Justin Fox has a great little post called “How Amazon Trained Its Investors to Behave”:
When Amazon reports below-consensus earnings, as it did Tuesday, and the share price jumps, as it did after-hours Tuesday and again Wednesday morning, the reaction isn’t quite the puzzle it seems. Slate’s Matthew Yglesias cracked that “Amazon, as best I can tell, is a charitable organization being run by elements of the investment community for the benefit of consumers.” But what’s really going on is that Jeff Bezos has trained elements of the investment community to expect that low profits (or big losses) now represent investments that will eventually pay off, not signs of trouble.
The weird thing here is the Jeff Bezos training regimen, when it comes to shareholders, is really no different to the Mark Zuckerberg training regimen, or the Steve Jobs training regimen, or even for that matter the Jimmy Dolan training regimen, of Cablevision infamy. In each case the CEO treats his shareholders exactly the same way: disdainfully, by ignoring them. And it turns out that investors, in turn, react in very different ways, depending on the CEO and the company which is doing the ignoring.
Fortune’s Philip Elmer-DeWitt has a good overview of what he calls the “bizarro valuations” of Apple and Amazon, and how it makes very little sense that Apple is selling for 10 times earnings even as Amazon is selling for more than 3,000 times earnings. On the other hand, who cares about such things, beyond stock-market speculators? The one thing that Jeff Bezos and Tim Cook have zero control over is their own stock price; they’re focused instead on the things they can control. Indeed, they probably have much more control over their companies than the vast majority of other CEOs.
Or, to put it another way, both Bezos and Cook are secure enough in their jobs (unusually, for CEOs these days) that they can afford to ignore what investors think, most of the time. Neither is acquiring companies with stock, or otherwise in need of a high stock price, and neither is going to get fired by their board. It’s fascinating to see how an almost-identical attitude towards investors, at two companies which have grown to dominate their respective markets, has resulted in such widely differing valuations.
Which leaves the question: does the stock price matter at all, to Bezos or Cook or Zuckerberg or any other CEO of that ilk? The answer is yes, for one big reason: talent acquisition and retention. If you’re running a tech company, you’re going to be handing out a lot of equity as part of your compensation packages, which mean that your employees are highly interested in seeing the share price rise — a lot.

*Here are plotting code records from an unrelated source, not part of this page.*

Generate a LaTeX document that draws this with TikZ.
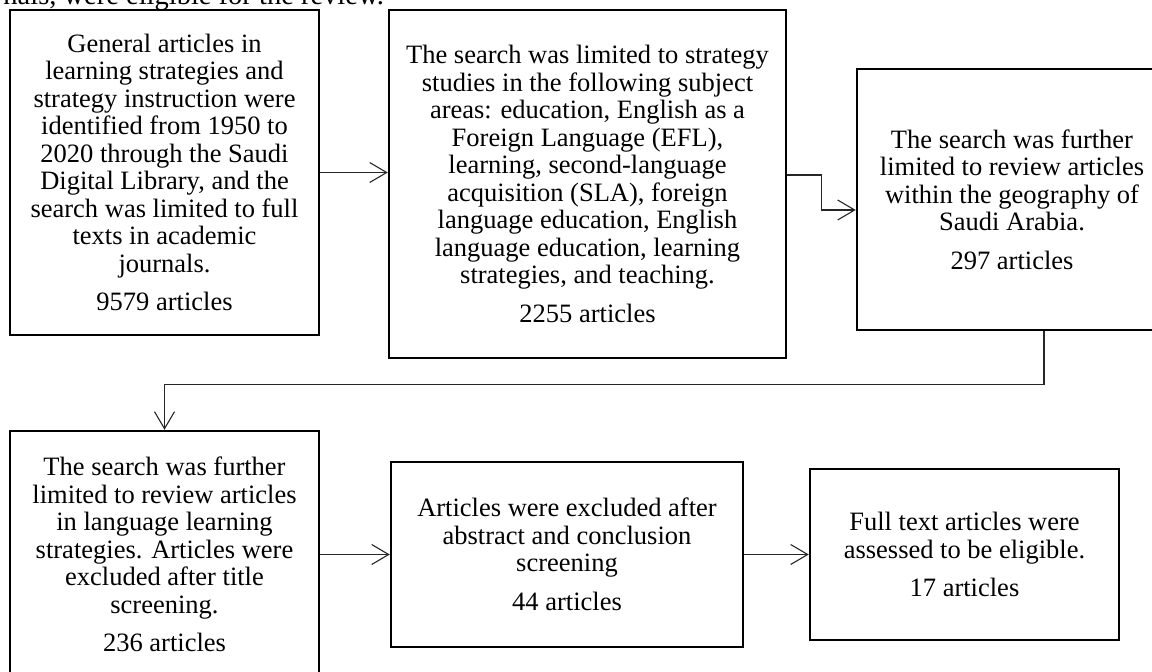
\documentclass[tikz,border=0pt]{standalone}
\usepackage{fontspec}
\setmainfont{Liberation Serif}
\usetikzlibrary{arrows.meta}
\usetikzlibrary{calc}
\def\boxfont{\fontsize{26.5}{27.5}\selectfont}
\def\topfont{\fontsize{28.5}{30}\selectfont}
\def\pagebox{(0,0) rectangle (1152,672)}
\begin{document}
\begin{tikzpicture}[x=1pt,y=-1pt,
   stage/.style={draw,line width=2.5pt,align=center,font=\boxfont,inner sep=0pt},
   link/.style={line width=1.1pt,draw=black!85,-{Straight Barb[length=17pt,width=20pt]}}]
   \useasboundingbox \pagebox;
   \clip \pagebox;
   % end of the paragraph above the figure
   \node[anchor=base east,font=\topfont,inner sep=0pt] (t0) at (384,4) {nals, were eligible for the review.};
   % first row
   \node[stage,minimum width=309pt,minimum height=325pt] (s1) at (164.5,172.5) {General articles in\\learning strategies and\\strategy instruction were\\identified from 1950 to\\2020 through the Saudi\\Digital Library, and the\\search was limited to full\\texts in academic\\journals.\\[11pt]9579 articles};
   \node[stage,minimum width=397pt,minimum height=348pt] (s2) at (587.5,184) {The search was limited to strategy\\studies in the following subject\\areas: education, English as a\\Foreign Language (EFL),\\learning, second-language\\acquisition (SLA), foreign\\language education, English\\language education, learning\\strategies, and teaching.\\[11pt]2255 articles};
   \node[stage,minimum width=310pt,minimum height=261pt] (s3) at (1012,199.5) {The search was further\\limited to review articles\\within the geography of\\Saudi Arabia.\\[11pt]297 articles};
   % second row
   \node[stage,minimum width=309pt,minimum height=247pt] (s4) at (164.5,554.5) {The search was further\\limited to review articles\\in language learning\\strategies. Articles were\\excluded after title\\screening.\\[11pt]236 articles};
   \node[stage,minimum width=352pt,minimum height=185pt] (s5) at (567,554.5) {Articles were excluded after\\abstract and conclusion\\screening\\[11pt]44 articles};
   \node[stage,minimum width=309pt,minimum height=171pt] (s6) at (964.5,554.5) {Full text articles were\\assessed to be eligible.\\[11pt]17 articles};
   \coordinate (k2) at ([xshift=-34pt,yshift=-10.5pt]s3.west);
   \draw[link] (s1.east) -- (s1.east -| s2.west);
   \draw[link] ([yshift=9pt]s2.east) -| (k2) -- ([yshift=-10.5pt]s3.west);
   \draw[link] ([xshift=32pt]s3.south) -- ++(0,53) -| (s4.north);
   \draw[link] (s4.east) -- (s4.east -| s5.west);
   \draw[link] (s5.east) -- (s6.west);
\end{tikzpicture}
\end{document}
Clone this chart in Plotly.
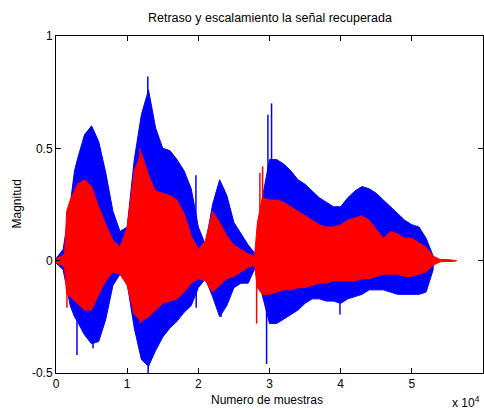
import plotly.graph_objects as go

# envelope of the blue signal (sample index, upper, lower)
blue_x = [0, 1000, 2000, 2600, 3000, 4000, 5000, 6000, 7000, 8000, 9000,
          10000, 11000, 12000, 13000, 14000, 15000, 16000, 17000, 18000, 19000,
          20000, 21000, 22000, 23000, 24000, 25000, 26000, 27000, 28000, 29000,
          30000, 31000, 32000, 33000, 34000, 35000, 36000, 37000, 38000, 39000,
          40000, 41000, 42000, 43000, 44000, 45000, 46000, 47000, 48000, 49000,
          50000, 51000, 52000, 53000]
blue_upper = [0.01, 0.05, 0.25, 0.40, 0.45, 0.56, 0.60, 0.53, 0.39, 0.22, 0.13,
              0.15, 0.45, 0.65, 0.76, 0.59, 0.50, 0.49, 0.45, 0.40, 0.32,
              0.15, 0.07, 0.25, 0.36, 0.29, 0.17, 0.12, 0.07, 0.03, 0.28,
              0.45, 0.45, 0.43, 0.40, 0.36, 0.34, 0.31, 0.28, 0.26, 0.24,
              0.24, 0.28, 0.31, 0.33, 0.32, 0.30, 0.27, 0.24, 0.21, 0.18,
              0.16, 0.15, 0.10, 0.02]
blue_lower = [-0.01, -0.04, -0.20, -0.25, -0.27, -0.33, -0.37, -0.36, -0.26, -0.11, -0.06,
              -0.10, -0.30, -0.44, -0.47, -0.40, -0.34, -0.30, -0.27, -0.23, -0.20,
              -0.12, -0.08, -0.16, -0.25, -0.20, -0.12, -0.10, -0.10, -0.03, -0.15,
              -0.28, -0.28, -0.26, -0.24, -0.22, -0.19, -0.17, -0.17, -0.18, -0.18,
              -0.19, -0.17, -0.16, -0.15, -0.13, -0.13, -0.13, -0.14, -0.15, -0.15,
              -0.15, -0.15, -0.14, -0.04]

# envelope of the red signal
red_x = [0, 800, 1200, 1500, 2000, 3000, 4000, 5000, 6000, 7000, 8000, 9000,
         10000, 11000, 12000, 13000, 14000, 15000, 16000, 17000, 18000, 19000,
         20000, 21000, 22000, 23000, 24000, 25000, 26000, 27000, 27900, 28300, 29000,
         30000, 31000, 32000, 33000, 34000, 35000, 36000, 37000, 38000, 39000,
         40000, 41000, 42000, 43000, 44000, 45000, 46000, 47000, 48000, 49000,
         50000, 51000, 52000, 53000, 54000, 55000, 56000, 56300]
red_upper = [0.01, 0.02, 0.03, 0.22, 0.27, 0.34, 0.36, 0.33, 0.24, 0.16, 0.09, 0.06,
             0.15, 0.40, 0.48, 0.38, 0.31, 0.30, 0.29, 0.27, 0.21, 0.11,
             0.05, 0.09, 0.22, 0.17, 0.11, 0.07, 0.05, 0.03, 0.02, 0.17, 0.28,
             0.27, 0.27, 0.26, 0.24, 0.22, 0.20, 0.18, 0.16, 0.15, 0.15,
             0.16, 0.18, 0.19, 0.20, 0.18, 0.14, 0.10, 0.13, 0.12, 0.10,
             0.10, 0.08, 0.06, 0.02, 0.005, 0.005, 0.003, 0.0]
red_lower = [-0.01, -0.02, -0.03, -0.15, -0.16, -0.19, -0.22, -0.22, -0.15, -0.09, -0.05, -0.06,
             -0.11, -0.24, -0.27, -0.25, -0.22, -0.19, -0.18, -0.17, -0.14, -0.10,
             -0.08, -0.09, -0.14, -0.11, -0.08, -0.07, -0.05, -0.03, -0.02, -0.12, -0.15,
             -0.15, -0.14, -0.13, -0.13, -0.12, -0.12, -0.11, -0.10, -0.10, -0.09,
             -0.09, -0.09, -0.09, -0.08, -0.08, -0.07, -0.06, -0.06, -0.06, -0.07,
             -0.07, -0.06, -0.05, -0.02, -0.005, -0.005, -0.003, 0.0]

# isolated spikes
blue_spike_x = [2950, 5200, 12900, 12950, 19660, 19700, 23200, 29590, 29780, 30290, 39900]
blue_spike_y = [-0.42, -0.39, 0.82, -0.50, 0.38, -0.21, -0.25, -0.46, 0.65, 0.70, -0.24]
red_spike_x = [1540, 11800, 11850, 28190, 28650, 29030]
red_spike_y = [-0.21, 0.50, -0.28, -0.28, 0.39, 0.42]

x_ticks = [0, 10000, 20000, 30000, 40000, 50000, 60000]
x_ticklabels = ["0", "1", "2", "3", "4", "5", "6"]
y_ticks = [-0.5, 0, 0.5, 1]
y_ticklabels = ["-0.5", "0", "0.5", "1"]

BLUE = "rgb(0,0,255)"
RED = "rgb(255,0,0)"


def band(xs, up, lo, color):
    return go.Scatter(x=xs + xs[::-1], y=up + lo[::-1], fill="toself",
                      fillcolor=color, mode="lines",
                      line=dict(color=color, width=1), hoverinfo="skip",
                      showlegend=False)


def spikes(xs, ys, color):
    sx, sy = [], []
    for a, b in zip(xs, ys):
        sx += [a, a, None]
        sy += [0, b, None]
    return go.Scatter(x=sx, y=sy, mode="lines",
                      line=dict(color=color, width=1.5),
                      hoverinfo="skip", showlegend=False)


fig = go.Figure()
fig.add_trace(band(blue_x, blue_upper, blue_lower, BLUE))
fig.add_trace(spikes(blue_spike_x, blue_spike_y, BLUE))
fig.add_trace(band(red_x, red_upper, red_lower, RED))
fig.add_trace(spikes(red_spike_x, red_spike_y, RED))

font = "Liberation Sans, Arial, sans-serif"
axis_common = dict(showgrid=False, zeroline=False, showline=True,
                   linecolor="black", linewidth=1, mirror="ticks",
                   ticks="inside", ticklen=5, tickcolor="black",
                   tickfont=dict(family=font, size=12, color="black"))

fig.update_layout(
    width=484, height=411,
    margin=dict(l=56, r=1, t=36, b=38),
    paper_bgcolor="white", plot_bgcolor="white",
    font=dict(family=font, size=12, color="black"),
    xaxis=dict(range=[0, 60000], tickvals=x_ticks, ticktext=x_ticklabels, **axis_common),
    yaxis=dict(range=[-0.5, 1], tickvals=y_ticks, ticktext=y_ticklabels, **axis_common),
    annotations=[
        dict(text="Retraso y escalamiento la señal recuperada", xref="paper", yref="paper",
             x=0.5, y=1, yshift=18, xanchor="center", yanchor="middle",
             showarrow=False, font=dict(size=12.5)),
        dict(text="Numero de muestras", xref="paper", yref="paper",
             x=0.495, y=0, yshift=-27, xanchor="center", yanchor="middle",
             showarrow=False, font=dict(size=12)),
        dict(text="Magnitud", xref="paper", yref="paper", textangle=-90,
             x=0, xshift=-40, y=0.5, xanchor="center", yanchor="middle",
             showarrow=False, font=dict(size=12)),
        dict(text="x 10<sup>4</sup>", xref="paper", yref="paper",
             x=0.998, y=0, yshift=-29, xanchor="right", yanchor="middle",
             showarrow=False, font=dict(size=12)),
    ],
)

fig.write_html("out.html")
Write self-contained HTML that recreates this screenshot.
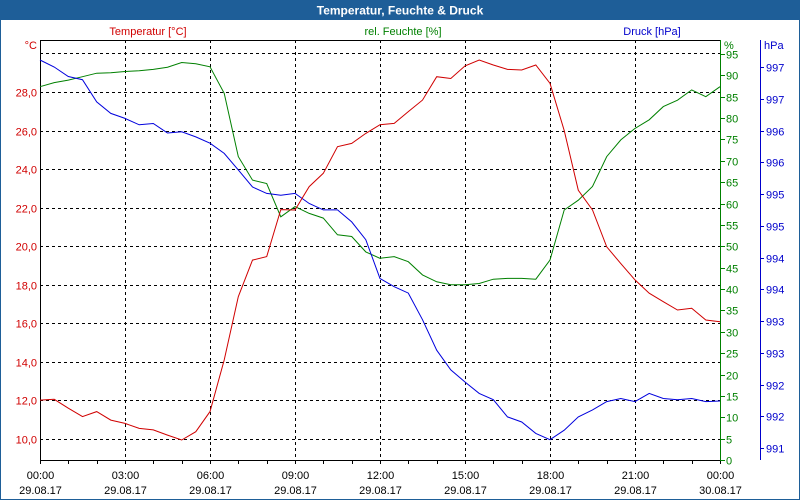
<!DOCTYPE html>
<html><head><meta charset="utf-8">
<style>
html,body{margin:0;padding:0;background:#fff;}
svg{display:block;font-family:"Liberation Sans",sans-serif;}
</style></head>
<body>
<svg id="chart" width="800" height="500" viewBox="0 0 800 500">
  <rect x="0.5" y="0.5" width="799" height="499" fill="#fff" stroke="#1e5e98"/>
  <rect x="0" y="0" width="800" height="20" fill="#1e5e98"/>
  <text x="400" y="14.5" text-anchor="middle" font-size="12" font-weight="bold" fill="#fff">Temperatur, Feuchte &amp; Druck</text>
  <text x="148" y="35" text-anchor="middle" font-size="11" fill="#d00000">Temperatur [°C]</text>
  <text x="403" y="35" text-anchor="middle" font-size="11" fill="#008000">rel. Feuchte [%]</text>
  <text x="652" y="35" text-anchor="middle" font-size="11" fill="#0000cc">Druck [hPa]</text>
  <text x="37" y="49" text-anchor="end" font-size="11" fill="#d00000">°C</text>
  <text x="724" y="49" font-size="11" fill="#008000">%</text>
  <text x="764" y="49" font-size="11" fill="#0000cc">hPa</text>
  <g id="grid"></g>
  <g id="axes"></g>
  <g id="series"></g>
</svg>
<script>
const hours = [];
for (let i = 0; i <= 48; i++) hours.push(i * 0.5);
const temperature = [12.02,12.06,11.6,11.16,11.42,10.98,10.81,10.55,10.47,10.2,9.95,10.38,11.42,14.1,17.38,19.28,19.46,21.9,21.88,23.09,23.78,25.16,25.33,25.85,26.3,26.37,26.98,27.58,28.79,28.7,29.35,29.66,29.4,29.17,29.14,29.4,28.45,26.0,22.9,21.88,19.97,19.1,18.25,17.56,17.12,16.69,16.78,16.17,16.08];
const humidity = [87.35,88.3,88.9,89.7,90.5,90.6,90.9,91.1,91.4,91.9,93.0,92.7,92.0,85.8,71.0,65.5,64.7,56.9,59.3,57.7,56.6,52.7,52.3,48.7,47.2,47.6,46.4,43.3,41.7,41.0,41.0,41.3,42.3,42.5,42.5,42.3,46.8,58.5,60.8,64.0,71.0,74.9,77.6,79.6,82.7,84.2,86.6,85.0,87.35];
const pressure = [997.11,997.0,996.85,996.8,996.45,996.27,996.19,996.09,996.11,995.96,995.98,995.9,995.8,995.64,995.38,995.11,995.01,994.98,995.01,994.85,994.75,994.75,994.56,994.28,993.67,993.54,993.44,993.02,992.54,992.23,992.04,991.86,991.76,991.49,991.41,991.23,991.13,991.28,991.49,991.6,991.73,991.78,991.73,991.86,991.78,991.76,991.78,991.73,991.74];
const tempTicks = [10,12,14,16,18,20,22,24,26,28,30];
const tempLabels = ["10,0","12,0","14,0","16,0","18,0","20,0","22,0","24,0","26,0","28,0",""];
const humTicks = [0,5,10,15,20,25,30,35,40,45,50,55,60,65,70,75,80,85,90,95];
const presTicks = [991,991.5,992,992.5,993,993.5,994,994.5,995,995.5,996,996.5,997];
const timeTicks = [0,3,6,9,12,15,18,21,24];
const timeLabels = ["00:00","03:00","06:00","09:00","12:00","15:00","18:00","21:00","00:00"];
const dateLabels = ["29.08.17","29.08.17","29.08.17","29.08.17","29.08.17","29.08.17","29.08.17","29.08.17","30.08.17"];

const X0=40, X1=720, Y0=40, Y1=460;
const xS = h => X0 + h*(X1-X0)/24;
const tS = t => 439 - (t-10)*19.28;
const hS = v => 460 - v*(406/95);
const pS = p => 448 - (p-991)*63.5;
const NS="http://www.w3.org/2000/svg";
function mk(tag, attrs, parent){const e=document.createElementNS(NS,tag);for(const k in attrs)e.setAttribute(k,attrs[k]);parent.appendChild(e);return e;}
const grid=document.getElementById('grid'), axes=document.getElementById('axes'), series=document.getElementById('series');

tempTicks.forEach((t,i)=>{
  const y=Math.round(tS(t))+0.5;
  const l=mk('line',{x1:X0,x2:X1,y1:y,y2:y,stroke:'#000','stroke-dasharray':'3,3'},grid);
  
  
  if(tempLabels[i]){
    const tx=mk('text',{x:37,y:y+4,'text-anchor':'end','font-size':11,fill:'#d00000'},axes);
    tx.textContent=tempLabels[i];
    
    
  }
});
timeTicks.forEach((h,i)=>{
  const x=Math.round(xS(h))+0.5;
  if(i>0&&i<timeTicks.length-1){
    const l=mk('line',{x1:x,x2:x,y1:Y0,y2:Y1,stroke:'#000','stroke-dasharray':'3,3'},grid);
    
    
  }
  const t1=mk('text',{x:x,y:479,'text-anchor':'middle','font-size':11,fill:'#000'},axes);
  t1.textContent=timeLabels[i];
  
  
  const t2=mk('text',{x:x,y:494,'text-anchor':'middle','font-size':11,fill:'#000'},axes);
  t2.textContent=dateLabels[i];
  
  
});
for(let h=0;h<=24;h++){
  const x=Math.round(xS(h))+0.5;
  const l=mk('line',{x1:x,x2:x,y1:Y1,y2:Y1+4,stroke:'#000'},axes);
  
  
}
const topL=mk('line',{x1:X0,x2:X1,y1:Y0+0.5,y2:Y0+0.5,stroke:'#000'},axes);


const leftA=mk('line',{x1:X0+0.5,x2:X0+0.5,y1:Y0,y2:Y1+4,stroke:'#000'},axes);


const botA=mk('line',{x1:X0,x2:X1,y1:Y1+0.5,y2:Y1+0.5,stroke:'#000'},axes);


const gA=mk('line',{x1:720.5,x2:720.5,y1:Y0,y2:Y1+1,stroke:'#008000'},axes);


humTicks.forEach(v=>{
  const y=Math.round(hS(v))+0.5;
  const l=mk('line',{x1:720,x2:725,y1:y,y2:y,stroke:'#008000'},axes);
  
  
  const t=mk('text',{x:726,y:y+4,'font-size':11,fill:'#008000'},axes);
  t.textContent=v;
  
  
});
const bA=mk('line',{x1:760.5,x2:760.5,y1:Y0,y2:Y1,stroke:'#0000cc'},axes);


presTicks.forEach(v=>{
  const y=Math.round(pS(v))+0.5;
  const l=mk('line',{x1:760,x2:764,y1:y,y2:y,stroke:'#0000cc'},axes);
  
  
  const t=mk('text',{x:766,y:y+4,'font-size':11,fill:'#0000cc'},axes);
  t.textContent=Math.round(v);
  
  
});
function pts(arr,sc){return arr.map((v,i)=>xS(hours[i]).toFixed(1)+','+sc(v).toFixed(1)).join(' ');}
const pH=mk('polyline',{points:pts(humidity,hS),fill:'none',stroke:'#008000','stroke-width':1},series);


const pP=mk('polyline',{points:pts(pressure,pS),fill:'none',stroke:'#0000dd','stroke-width':1},series);


const pT=mk('polyline',{points:pts(temperature,tS),fill:'none',stroke:'#d00000','stroke-width':1},series);


</script>
</body></html>
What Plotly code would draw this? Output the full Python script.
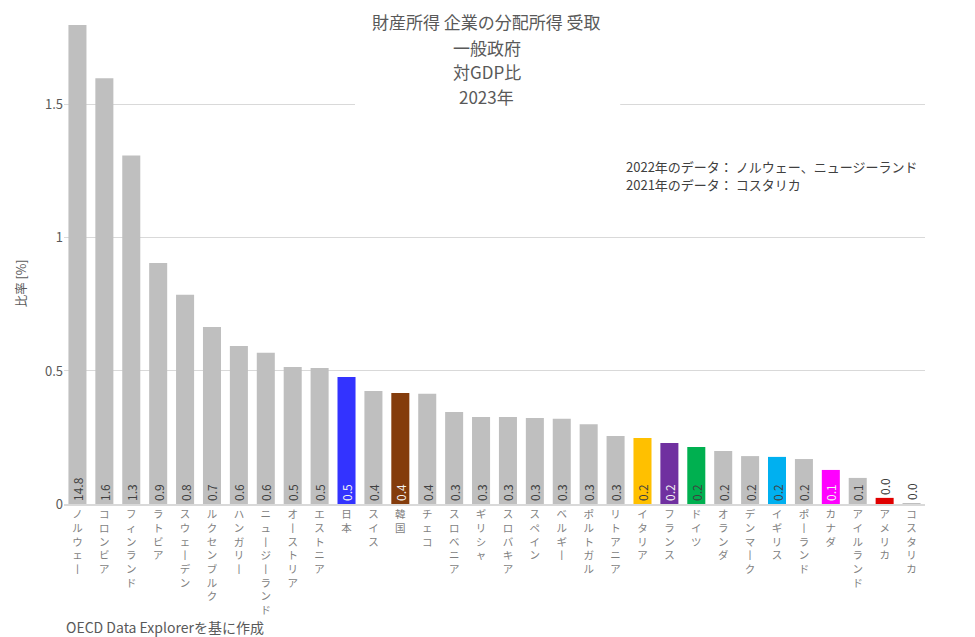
import plotly.graph_objects as go

countries = ["ノルウェー", "コロンビア", "フィンランド", "ラトビア", "スウェーデン", "ルクセンブルク",
             "ハンガリー", "ニュージーランド", "オーストリア", "エストニア", "日本", "スイス", "韓国",
             "チェコ", "スロベニア", "ギリシャ", "スロバキア", "スペイン", "ベルギー", "ポルトガル",
             "リトアニア", "イタリア", "フランス", "ドイツ", "オランダ", "デンマーク", "イギリス",
             "ポーランド", "カナダ", "アイルランド", "アメリカ", "コスタリカ"]
values = [14.8, 1.60, 1.31, 0.906, 0.786, 0.665, 0.594, 0.568, 0.515, 0.511, 0.477, 0.425, 0.417,
          0.414, 0.346, 0.327, 0.327, 0.323, 0.320, 0.300, 0.256, 0.248, 0.229, 0.214, 0.199,
          0.180, 0.177, 0.169, 0.128, 0.098, 0.023, 0.003]

highlight_colors = {"日本": "#3333ff", "韓国": "#843c0c", "イタリア": "#ffc000", "フランス": "#7030a0",
                    "ドイツ": "#00b050", "イギリス": "#00b0f0", "カナダ": "#ff00ff", "アメリカ": "#e00000"}
light_text = {"日本", "韓国", "フランス", "カナダ"}
outside = {"アメリカ", "コスタリカ"}

title_lines = ["財産所得 企業の分配所得 受取", "一般政府", "対GDP比", "2023年"]
note_lines = ["2022年のデータ： ノルウェー、ニュージーランド", "2021年のデータ： コスタリカ"]
source_text = "OECD Data Explorerを基に作成"
y_title = "比率 [%]"
y_tickvals = [0, 0.5, 1, 1.5]
y_ticktext = ["0", "0.5", "1", "1.5"]

FONT = "Noto Sans CJK JP"
GRAY = "#595959"

bar_colors = [highlight_colors.get(c, "#bfbfbf") for c in countries]
text_colors = ["#f2f2f2" if c in light_text else "#404040" for c in countries]
text_pos = ["outside" if c in outside else "inside" for c in countries]
labels = [f"{v:.1f}" for v in values]


def vertical(s):
    return "<br>".join("丨" if ch == "ー" else ch for ch in s)


tick_text = [vertical(c) for c in countries]

fig = go.Figure()
fig.add_trace(go.Bar(
    x=countries, y=values, marker_color=bar_colors, marker_line_width=0,
    text=labels, textposition=text_pos, insidetextanchor="start", textangle=-90,
    textfont=dict(family=FONT, size=12, color=text_colors),
    outsidetextfont=dict(family=FONT, size=12, color="#404040"),
    cliponaxis=True, constraintext="none",
))

# the page adds an 8px body margin, so the figure is 8px smaller and margins shifted
fig.update_layout(
    width=967, height=629,
    margin=dict(l=56, r=50, t=17, b=133, autoexpand=False),
    paper_bgcolor="white", plot_bgcolor="white",
    bargap=0.33, showlegend=False,
    font=dict(family=FONT, color=GRAY),
)
fig.update_xaxes(
    tickmode="array", tickvals=countries, ticktext=tick_text, tickangle=0,
    tickfont=dict(family=FONT, size=10.5, color="#7f7f7f"),
    showline=True, linecolor="#d9d9d9", linewidth=1.5, ticks="", showgrid=False,
    automargin=False,
)
fig.update_yaxes(
    range=[0, 1.8], tickvals=y_tickvals, ticktext=y_ticktext,
    tickfont=dict(family=FONT, size=13, color=GRAY),
    showgrid=True, gridcolor="#d9d9d9", gridwidth=1, zeroline=False,
    ticks="", automargin=False,
)

# white box behind the title (hides the gridline)
fig.add_shape(type="rect", xref="paper", yref="paper", x0=0.338, x1=0.646, y0=0.815, y1=1.04,
              fillcolor="white", line_width=0, layer="above")

title_y = [1.0063, 0.954, 0.9019, 0.8497]
for line, yy in zip(title_lines, title_y):
    fig.add_annotation(
        xref="paper", yref="paper", x=0.491, y=yy, yanchor="middle", xanchor="center",
        text=line, showarrow=False, borderpad=0, font=dict(family=FONT, size=17, color=GRAY),
    )

note_y = [0.7056, 0.666]
for line, yy in zip(note_lines, note_y):
    fig.add_annotation(
        xref="paper", yref="paper", x=0.6516, y=yy, xanchor="left", yanchor="middle",
        text=line, showarrow=False, align="left", borderpad=0,
        font=dict(family=FONT, size=13, color="#404040"),
    )

fig.add_annotation(
    xref="paper", yref="paper", x=0.001, y=-0.257, xanchor="left", yanchor="middle",
    text=source_text, showarrow=False, align="left", borderpad=0,
    font=dict(family=FONT, size=14, color=GRAY),
)
fig.add_annotation(
    xref="paper", yref="paper", x=-0.051, y=0.461, xanchor="center", yanchor="middle",
    text=y_title, textangle=-90, showarrow=False,
    font=dict(family=FONT, size=12.5, color=GRAY),
)

fig.write_html("out.html")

When it’s rising, they’re happy; when it’s falling, they’re not. And so even if you don’t give two hoots about your institutional shareholders, you still have to care about that share price.
That said, while “rising” is always good, in terms of the share price, “stratospheric” is less so. If you’re Jeff Bezos or Mark Zuckerberg, handing out RSUs, it’s pretty hard to make the case that you have a huge amount of upside — just because the share price is already so expensive, and your company is already so fully valued. At Apple, by contrast, the upside is still enormous, and if the team continues to deliver amazing growth figures, then the share price will eventually rise a very great deal.
Amazon and Apple and Facebook are large and pretty mature companies at this point: hires have job security as well as stock-related upside. But they all need talented engineers, and in a weird way it’s the company trading on the lowest multiples which is the most attractive in that respect. Apple’s low current share price could even be a competitive advantage, in the all-important war for talent.